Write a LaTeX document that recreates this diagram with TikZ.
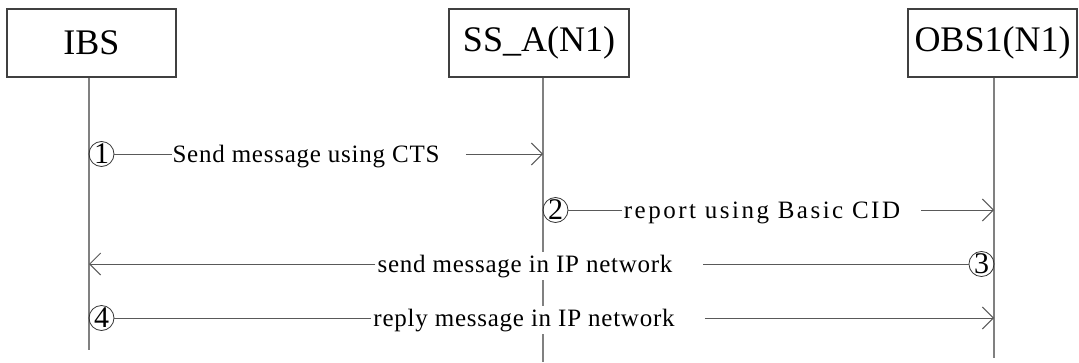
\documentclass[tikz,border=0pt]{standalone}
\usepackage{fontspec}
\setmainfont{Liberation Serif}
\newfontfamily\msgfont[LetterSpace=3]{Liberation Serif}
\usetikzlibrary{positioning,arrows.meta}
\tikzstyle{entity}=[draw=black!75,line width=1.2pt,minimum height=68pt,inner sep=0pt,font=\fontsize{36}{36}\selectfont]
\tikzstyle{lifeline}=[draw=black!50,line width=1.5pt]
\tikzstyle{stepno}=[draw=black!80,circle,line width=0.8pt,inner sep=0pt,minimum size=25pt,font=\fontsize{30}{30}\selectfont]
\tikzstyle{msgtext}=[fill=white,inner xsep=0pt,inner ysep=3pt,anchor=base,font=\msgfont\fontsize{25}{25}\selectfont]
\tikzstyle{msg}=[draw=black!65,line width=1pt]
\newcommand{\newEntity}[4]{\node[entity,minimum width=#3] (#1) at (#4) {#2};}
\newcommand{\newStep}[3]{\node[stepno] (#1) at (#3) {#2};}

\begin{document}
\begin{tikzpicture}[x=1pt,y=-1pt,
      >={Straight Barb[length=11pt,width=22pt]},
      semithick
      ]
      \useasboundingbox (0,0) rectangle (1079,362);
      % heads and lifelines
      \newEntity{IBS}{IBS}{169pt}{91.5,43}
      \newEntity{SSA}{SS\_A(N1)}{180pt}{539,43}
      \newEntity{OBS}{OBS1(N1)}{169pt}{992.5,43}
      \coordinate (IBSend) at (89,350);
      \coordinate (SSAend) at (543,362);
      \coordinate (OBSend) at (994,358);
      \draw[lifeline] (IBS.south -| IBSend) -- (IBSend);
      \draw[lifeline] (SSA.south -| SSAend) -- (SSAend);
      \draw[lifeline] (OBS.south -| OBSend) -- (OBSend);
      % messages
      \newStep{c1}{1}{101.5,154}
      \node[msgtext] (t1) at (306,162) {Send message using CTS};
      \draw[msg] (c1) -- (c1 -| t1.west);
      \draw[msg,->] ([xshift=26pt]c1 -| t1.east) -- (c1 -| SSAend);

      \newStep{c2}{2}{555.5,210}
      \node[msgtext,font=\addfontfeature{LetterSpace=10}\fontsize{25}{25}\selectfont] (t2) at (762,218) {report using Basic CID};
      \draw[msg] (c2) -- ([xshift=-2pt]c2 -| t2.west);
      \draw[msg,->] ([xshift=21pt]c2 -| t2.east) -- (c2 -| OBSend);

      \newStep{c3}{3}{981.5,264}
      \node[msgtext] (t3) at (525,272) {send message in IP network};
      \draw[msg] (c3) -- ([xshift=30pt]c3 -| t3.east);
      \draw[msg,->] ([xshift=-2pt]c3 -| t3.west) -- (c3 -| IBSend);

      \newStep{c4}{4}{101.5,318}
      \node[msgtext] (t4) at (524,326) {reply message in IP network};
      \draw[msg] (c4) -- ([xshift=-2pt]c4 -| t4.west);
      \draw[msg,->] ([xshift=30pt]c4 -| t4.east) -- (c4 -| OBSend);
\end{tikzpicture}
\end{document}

::::::

• **DIRECTIONS**:
Exactly reproduce the run of lines from the start of the listing through the line with "(c2 -| OBSend);", inclusive; pictures are not copied.

• **SOLUTION**:
Write a LaTeX document that recreates this diagram with TikZ.
\documentclass[tikz,border=0pt]{standalone}
\usepackage{fontspec}
\setmainfont{Liberation Serif}
\newfontfamily\msgfont[LetterSpace=3]{Liberation Serif}
\usetikzlibrary{positioning,arrows.meta}
\tikzstyle{entity}=[draw=black!75,line width=1.2pt,minimum height=68pt,inner sep=0pt,font=\fontsize{36}{36}\selectfont]
\tikzstyle{lifeline}=[draw=black!50,line width=1.5pt]
\tikzstyle{stepno}=[draw=black!80,circle,line width=0.8pt,inner sep=0pt,minimum size=25pt,font=\fontsize{30}{30}\selectfont]
\tikzstyle{msgtext}=[fill=white,inner xsep=0pt,inner ysep=3pt,anchor=base,font=\msgfont\fontsize{25}{25}\selectfont]
\tikzstyle{msg}=[draw=black!65,line width=1pt]
\newcommand{\newEntity}[4]{\node[entity,minimum width=#3] (#1) at (#4) {#2};}
\newcommand{\newStep}[3]{\node[stepno] (#1) at (#3) {#2};}

\begin{document}
\begin{tikzpicture}[x=1pt,y=-1pt,
      >={Straight Barb[length=11pt,width=22pt]},
      semithick
      ]
      \useasboundingbox (0,0) rectangle (1079,362);
      % heads and lifelines
      \newEntity{IBS}{IBS}{169pt}{91.5,43}
      \newEntity{SSA}{SS\_A(N1)}{180pt}{539,43}
      \newEntity{OBS}{OBS1(N1)}{169pt}{992.5,43}
      \coordinate (IBSend) at (89,350);
      \coordinate (SSAend) at (543,362);
      \coordinate (OBSend) at (994,358);
      \draw[lifeline] (IBS.south -| IBSend) -- (IBSend);
      \draw[lifeline] (SSA.south -| SSAend) -- (SSAend);
      \draw[lifeline] (OBS.south -| OBSend) -- (OBSend);
      % messages
      \newStep{c1}{1}{101.5,154}
      \node[msgtext] (t1) at (306,162) {Send message using CTS};
      \draw[msg] (c1) -- (c1 -| t1.west);
      \draw[msg,->] ([xshift=26pt]c1 -| t1.east) -- (c1 -| SSAend);

      \newStep{c2}{2}{555.5,210}
      \node[msgtext,font=\addfontfeature{LetterSpace=10}\fontsize{25}{25}\selectfont] (t2) at (762,218) {report using Basic CID};
      \draw[msg] (c2) -- ([xshift=-2pt]c2 -| t2.west);
      \draw[msg,->] ([xshift=21pt]c2 -| t2.east) -- (c2 -| OBSend);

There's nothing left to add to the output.